After a long and exhaustive, as well as exhausting, search Provincetown recently chose a new Town Manager. But the newly anointed one turned them down. Reason? Can’t afford to buy a house in town.
Couldn’t he find a cheaper place elsewhere and commute to work? Maybe, but that wouldn’t be allowed. P’town requires its town leaders—police and fire chiefs and town manager—to reside in town. So the town is questioning its residency policy.
The reasons for the policy are clear: town leaders will be more effective and responsible if they know the town they serve as residents know it, if they know and are known by fellow citizens. Makes sense. But given the high real estate prices driven up by the second home market, maybe something’s got to give. Either lose the sensible policy or increase what otherwise seems a competitive salary.
Wellfleet doesn’t have such a requirement. But in past few months locals have been complaining that no members of the police department live in town any more Even the chief lives several towns away. A troubling, even dysfunctional, distance has grown up between the police and the people they serve that didn’t used to exist, according to longterm residents.
It’s a good guess that the reason for the diaspora is the secondhome market.
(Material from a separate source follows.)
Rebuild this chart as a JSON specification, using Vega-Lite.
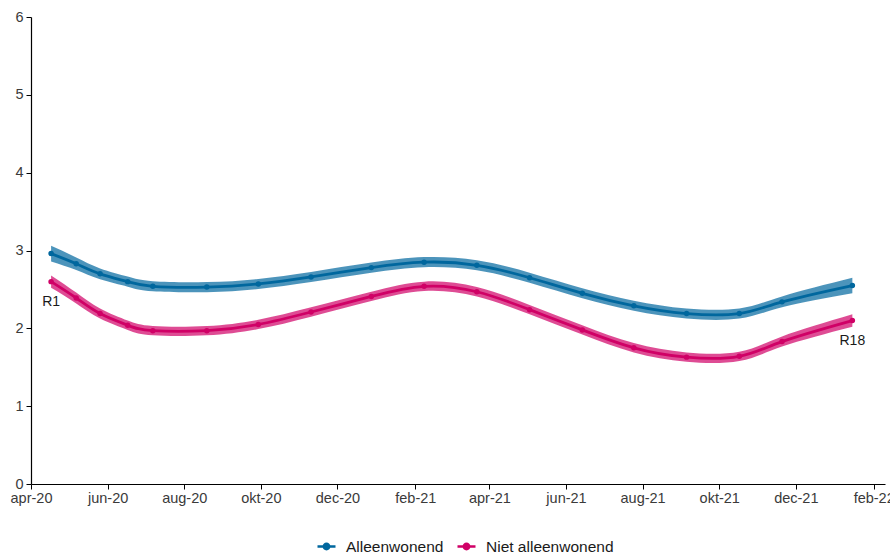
{
  "$schema": "https://vega.github.io/schema/vega-lite/v6.json",
  "autosize": {"type": "none"},
  "padding": {"left": 31, "top": 17, "right": 5, "bottom": 71},
  "width": 854,
  "height": 467,
  "background": "white",
  "config": {
    "view": {"stroke": null},
    "font": "Liberation Sans",
    "axis": {"domainColor": "#000000", "tickColor": "#000000", "labelColor": "#3a3a3a", "labelFontSize": 14.5, "grid": false, "title": null, "tickSize": 5, "domainWidth": 1.2, "tickWidth": 1}
  },
  "data": {"values": [
    {"date": "2020-04-17", "group": "Alleenwonend", "value": 2.96, "lo": 2.86, "hi": 3.06, "label": ""},
    {"date": "2020-05-07", "group": "Alleenwonend", "value": 2.83, "lo": 2.75, "hi": 2.91, "label": ""},
    {"date": "2020-05-26", "group": "Alleenwonend", "value": 2.70, "lo": 2.63, "hi": 2.77, "label": ""},
    {"date": "2020-06-17", "group": "Alleenwonend", "value": 2.60, "lo": 2.535, "hi": 2.665, "label": ""},
    {"date": "2020-07-07", "group": "Alleenwonend", "value": 2.54, "lo": 2.475, "hi": 2.605, "label": ""},
    {"date": "2020-08-19", "group": "Alleenwonend", "value": 2.53, "lo": 2.465, "hi": 2.595, "label": ""},
    {"date": "2020-09-29", "group": "Alleenwonend", "value": 2.57, "lo": 2.505, "hi": 2.635, "label": ""},
    {"date": "2020-11-10", "group": "Alleenwonend", "value": 2.66, "lo": 2.595, "hi": 2.725, "label": ""},
    {"date": "2020-12-28", "group": "Alleenwonend", "value": 2.78, "lo": 2.715, "hi": 2.845, "label": ""},
    {"date": "2021-02-08", "group": "Alleenwonend", "value": 2.85, "lo": 2.785, "hi": 2.915, "label": ""},
    {"date": "2021-03-22", "group": "Alleenwonend", "value": 2.81, "lo": 2.745, "hi": 2.875, "label": ""},
    {"date": "2021-05-03", "group": "Alleenwonend", "value": 2.65, "lo": 2.585, "hi": 2.715, "label": ""},
    {"date": "2021-06-14", "group": "Alleenwonend", "value": 2.45, "lo": 2.385, "hi": 2.515, "label": ""},
    {"date": "2021-07-25", "group": "Alleenwonend", "value": 2.29, "lo": 2.225, "hi": 2.355, "label": ""},
    {"date": "2021-09-05", "group": "Alleenwonend", "value": 2.19, "lo": 2.125, "hi": 2.255, "label": ""},
    {"date": "2021-10-17", "group": "Alleenwonend", "value": 2.19, "lo": 2.125, "hi": 2.255, "label": ""},
    {"date": "2021-11-20", "group": "Alleenwonend", "value": 2.34, "lo": 2.27, "hi": 2.41, "label": ""},
    {"date": "2022-01-15", "group": "Alleenwonend", "value": 2.55, "lo": 2.45, "hi": 2.65, "label": ""},
    {"date": "2020-04-17", "group": "Niet alleenwonend", "value": 2.60, "lo": 2.52, "hi": 2.68, "label": "R1"},
    {"date": "2020-05-07", "group": "Niet alleenwonend", "value": 2.39, "lo": 2.32, "hi": 2.46, "label": ""},
    {"date": "2020-05-26", "group": "Niet alleenwonend", "value": 2.19, "lo": 2.125, "hi": 2.255, "label": ""},
    {"date": "2020-06-17", "group": "Niet alleenwonend", "value": 2.04, "lo": 1.98, "hi": 2.10, "label": ""},
    {"date": "2020-07-07", "group": "Niet alleenwonend", "value": 1.97, "lo": 1.91, "hi": 2.03, "label": ""},
    {"date": "2020-08-19", "group": "Niet alleenwonend", "value": 1.97, "lo": 1.91, "hi": 2.03, "label": ""},
    {"date": "2020-09-29", "group": "Niet alleenwonend", "value": 2.05, "lo": 1.99, "hi": 2.11, "label": ""},
    {"date": "2020-11-10", "group": "Niet alleenwonend", "value": 2.21, "lo": 2.15, "hi": 2.27, "label": ""},
    {"date": "2020-12-28", "group": "Niet alleenwonend", "value": 2.41, "lo": 2.35, "hi": 2.47, "label": ""},
    {"date": "2021-02-08", "group": "Niet alleenwonend", "value": 2.54, "lo": 2.48, "hi": 2.60, "label": ""},
    {"date": "2021-03-22", "group": "Niet alleenwonend", "value": 2.47, "lo": 2.41, "hi": 2.53, "label": ""},
    {"date": "2021-05-03", "group": "Niet alleenwonend", "value": 2.24, "lo": 2.18, "hi": 2.30, "label": ""},
    {"date": "2021-06-14", "group": "Niet alleenwonend", "value": 1.98, "lo": 1.92, "hi": 2.04, "label": ""},
    {"date": "2021-07-25", "group": "Niet alleenwonend", "value": 1.75, "lo": 1.69, "hi": 1.81, "label": ""},
    {"date": "2021-09-05", "group": "Niet alleenwonend", "value": 1.63, "lo": 1.57, "hi": 1.69, "label": ""},
    {"date": "2021-10-17", "group": "Niet alleenwonend", "value": 1.64, "lo": 1.58, "hi": 1.70, "label": ""},
    {"date": "2021-11-20", "group": "Niet alleenwonend", "value": 1.83, "lo": 1.765, "hi": 1.895, "label": ""},
    {"date": "2022-01-15", "group": "Niet alleenwonend", "value": 2.10, "lo": 2.02, "hi": 2.18, "label": "R18"}
  ]},
  "encoding": {
    "x": {
      "field": "date", "type": "temporal",
      "scale": {"type": "utc", "domain": [{"year": 2020, "month": 4, "date": 1, "utc": true}, {"year": 2022, "month": 2, "date": 10, "utc": true}]},
      "axis": {
        "values": [
          {"year": 2020, "month": 4, "date": 1, "utc": true},
          {"year": 2020, "month": 6, "date": 1, "utc": true},
          {"year": 2020, "month": 8, "date": 1, "utc": true},
          {"year": 2020, "month": 10, "date": 1, "utc": true},
          {"year": 2020, "month": 12, "date": 1, "utc": true},
          {"year": 2021, "month": 2, "date": 1, "utc": true},
          {"year": 2021, "month": 4, "date": 1, "utc": true},
          {"year": 2021, "month": 6, "date": 1, "utc": true},
          {"year": 2021, "month": 8, "date": 1, "utc": true},
          {"year": 2021, "month": 10, "date": 1, "utc": true},
          {"year": 2021, "month": 12, "date": 1, "utc": true},
          {"year": 2022, "month": 2, "date": 1, "utc": true}
        ],
        "labelExpr": "['jan','feb','mrt','apr','mei','jun','jul','aug','sep','okt','nov','dec'][utcmonth(datum.value)] + '-' + utcFormat(datum.value, '%y')",
        "labelPadding": 2,
        "labelOverlap": false,
        "labelBound": false,
        "labelFlush": false
      }
    }
  },
  "layer": [
    {
      "mark": {"type": "area", "interpolate": "natural", "opacity": 0.7},
      "encoding": {
        "y": {"field": "lo", "type": "quantitative", "scale": {"domain": [0, 6]}, "axis": {"values": [0,1,2,3,4,5,6], "format": "d", "labelPadding": 3}},
        "y2": {"field": "hi"},
        "color": {
          "field": "group", "type": "nominal",
          "scale": {"domain": ["Alleenwonend", "Niet alleenwonend"], "range": ["#00679e", "#d00066"]},
          "legend": {
            "title": null,
            "orient": "none",
            "direction": "horizontal",
            "legendX": 285,
            "legendY": 519,
            "labelFontSize": 15.5,
            "labelColor": "#1a1a1a",
            "symbolType": "M-1,0L1,0M-0.3,0a0.3,0.3 0 1,0 0.6,0a0.3,0.3 0 1,0 -0.6,0",
            "symbolSize": 324,
            "symbolStrokeWidth": 2.5,
            "symbolOpacity": 1,
            "columnPadding": 8,
            "labelOffset": 9,
            "encode": {"symbols": {"update": {"fill": {"scale": "color", "field": "value"}, "stroke": {"scale": "color", "field": "value"}, "opacity": {"value": 1}}}}
          }
        }
      }
    },
    {
      "mark": {"type": "line", "interpolate": "natural", "strokeWidth": 2.8},
      "encoding": {
        "y": {"field": "value", "type": "quantitative"},
        "color": {"field": "group", "type": "nominal"}
      }
    },
    {
      "mark": {"type": "point", "filled": true, "size": 30, "opacity": 1},
      "encoding": {
        "y": {"field": "value", "type": "quantitative"},
        "color": {"field": "group", "type": "nominal"}
      }
    },
    {
      "mark": {"type": "text", "dy": 20, "fontSize": 14, "color": "#1a1a1a"},
      "encoding": {
        "y": {"field": "value", "type": "quantitative"},
        "text": {"field": "label"}
      }
    }
  ]
}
The people we pay to enforce our laws can’t afford to live here any more.
These days many people who moved here in the 1970s and 80s, including a lot of town leaders, wouldn’t be able to afford to buy here now.
Thus the squeeze. It feels dysfunctional to have the people you depend on—not only town leaders but plumbers and electricians, all the people it takes to make a town run, living in other towns. But are we willing and able to pay them enough to buy into our towns’ high priced real estate?